El disparo de salva del cañón anunció el inicio simultáneo de las enseñas. La banda de música de la Infantería de Marina, comenzó a tocar el himno de España. D. Lizardo, con su metro noventa de altura, su oronda cintura, sus barbas de viejo lobo de mar, saludaba marcialmente cuando notó algo raro. El color del trapo que empezaba a desplegarse suavemente sobre el pequeño mástil era demasiado rojo. No había nada de amarillo, no había nada del escudo con las dos columnas. En todo este rojo aparecía poco a poco ¡un pentagrama verde, una estrella de cinco puntas! ¡Pero si es el Sello de Salomón! ¡Pero si estamos izando la bandera de Marruecos!
Con los ojos inyectados en sangre miró a cabo de la guardia que estaba más pálido que él. ¿Pero qué coño habéis hecho? El cabo, dejó la formación y corrió todo lo que pudo hacia el puente de mando donde se guardaban todas las banderas. Cogió una, después de cerciorarse que era la auténtica, la de España, y bajó a toda velocidad la escala que lo llevaba a popa. Allí estaba el sargento esperándolo y con su ayuda cambiaron el trapo que sujetaba un asustado marinero y pudieron izar la enseña española.
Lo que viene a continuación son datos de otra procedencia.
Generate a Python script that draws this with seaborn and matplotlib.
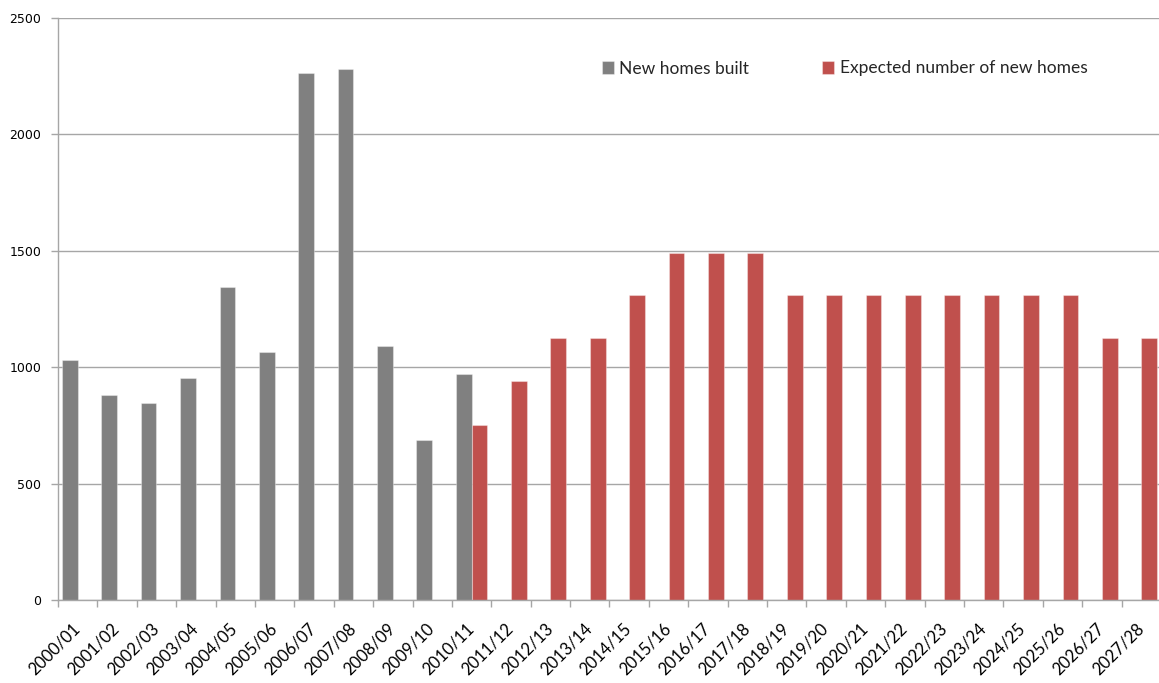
import matplotlib
matplotlib.use("Agg")
import matplotlib.pyplot as plt
import matplotlib.transforms as mtransforms
import seaborn as sns
import pandas as pd
import numpy as np
from matplotlib.ticker import FixedLocator, MultipleLocator

years = ["2000/01", "2001/02", "2002/03", "2003/04", "2004/05", "2005/06", "2006/07",
         "2007/08", "2008/09", "2009/10", "2010/11", "2011/12", "2012/13", "2013/14",
         "2014/15", "2015/16", "2016/17", "2017/18", "2018/19", "2019/20", "2020/21",
         "2021/22", "2022/23", "2023/24", "2024/25", "2025/26", "2026/27", "2027/28"]

built_years = years[:11]
built_values = [1030, 882, 846, 955, 1344, 1065, 2263, 2281, 1090, 688, 970]

expected_years = years[10:]
expected_values = [750, 940, 1125, 1125, 1310, 1490, 1490, 1490, 1310, 1310, 1310,
                   1310, 1310, 1310, 1310, 1310, 1125, 1125]

series_names = ["New homes built", "Expected number of new homes"]
colors = ["#808080", "#C0504D"]

df = pd.concat([
    pd.DataFrame({"year": built_years, "value": built_values, "series": series_names[0]}),
    pd.DataFrame({"year": expected_years, "value": expected_values, "series": series_names[1]}),
], ignore_index=True)

sns.set_theme(style="white")
plt.rcParams["font.family"] = ["DejaVu Sans"]

W, H = 1159, 683
fig = plt.figure(figsize=(W / 100, H / 100), dpi=100)
ax = fig.add_axes([58 / W, 83 / H, (1161 - 58) / W, 582 / H])

sns.barplot(data=df, x="year", y="value", hue="series", order=years,
            hue_order=series_names, palette=colors, width=0.8, errorbar=None,
            ax=ax, saturation=1, linewidth=0.8, edgecolor="none")

# light bar outlines like the original
for p in ax.patches:
    p.set_edgecolor((1, 1, 1, 0.35))
    p.set_linewidth(0.8)

ax.set_xlim(-0.5, len(years) - 0.5)
ax.set_ylim(0, 2500)
ax.yaxis.set_major_locator(MultipleLocator(500))
ax.set_xlabel("")
ax.set_ylabel("")

grid_c = "#a6a6a6"
ax.grid(axis="y", color=grid_c, linewidth=1.0)
ax.set_axisbelow(True)
for s in ["top", "right"]:
    ax.spines[s].set_visible(False)
for s in ["left", "bottom"]:
    ax.spines[s].set_color(grid_c)
    ax.spines[s].set_linewidth(1.0)

# x ticks: boundaries as minor ticks, labels on major ticks
ax.xaxis.set_minor_locator(FixedLocator(np.arange(-0.5, len(years), 1.0)))
ax.tick_params(axis="x", which="minor", length=5, width=1, color=grid_c, direction="out", bottom=True)
ax.tick_params(axis="x", which="major", length=0, pad=14.7)
ax.set_xticks(range(len(years)))
ax.set_xticklabels(years, rotation=45, ha="right", va="top", rotation_mode="anchor",
                   fontsize=12, family=["Lato", "DejaVu Sans"], color="#000000")
shift = mtransforms.ScaledTranslation(-6 / 100, 0, fig.dpi_scale_trans)
for lbl in ax.get_xticklabels():
    lbl.set_transform(lbl.get_transform() + shift)

ax.tick_params(axis="y", which="major", length=5, width=1, color=grid_c, direction="out",
               left=True, pad=7, labelsize=9, labelcolor="#000000")

handles, labels = ax.get_legend_handles_labels()
if ax.get_legend() is not None:
    ax.get_legend().remove()
fig.legend(handles, labels, loc="center left",
           bbox_to_anchor=(602 / W, 1 - 68.5 / H), ncol=2, frameon=False,
           prop={"family": ["Lato", "DejaVu Sans"], "size": 12.5},
           handlelength=0.7, handleheight=0.7, handletextpad=0.3,
           columnspacing=4.2, borderpad=0, borderaxespad=0)

fig.savefig("out.png", dpi=100)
Al parecer, nadie se dio cuenta del suceso, ya que todos estaban pendientes de sus propios izados. D. Lizardo los reunió en la camareta de suboficiales y les echó la bronca más grande que habían recibido los marineros en todos sus meses de mili. Como pudieron los resacosos marinos le contaron sus correrías de hacía unos días en Ceuta. Le contaron como una noche, sigilosamente, habían tomado prestado un trapo que una patrullera mora de la morería, “se había dejado izada”. Le contaron que uno de ellos cuando regresó a bordo no se le ocurrió otra cosa que colocar la bandera en el sillón de mando del comandante. Le contaron que no sabían cómo habría podido llegar hasta la estantería donde se ordenaban las distintas banderas de señales. Le contaron que la resaca es muy mala, como usted bien sabe D. Lizardo, y que no saldremos de juerga la noche anterior a un acto como este.
No pasó nada a nadie. El viejo marino se jubiló semanas más tardes. El cabo segunda de marinería CVP (conductor de vehículos pesados, o sea un Land Rover) lo acompañó a la estación de tren con todos sus bártulos y en el andén se despidió de él
D. Lizardo ha sido un placer navegar bajo sus órdenes.
Naranjito so mamón, cuando vayas a mi tierra, a Vigo, te voy a llevar a la calle de los vinos y hasta que no salgas arrastrándote por el suelo y lleno de los buenos caldos gallegos no te dejaré en paz.
Entre sus pertenencias llevaba una bandera marroquí con la firma de todos los marineros de a bordo, que el viejo sargento de máquinas se había preocupado de conseguir.
(La historia de la “conquista” de la bandera alauita se merece una entrada aparte.)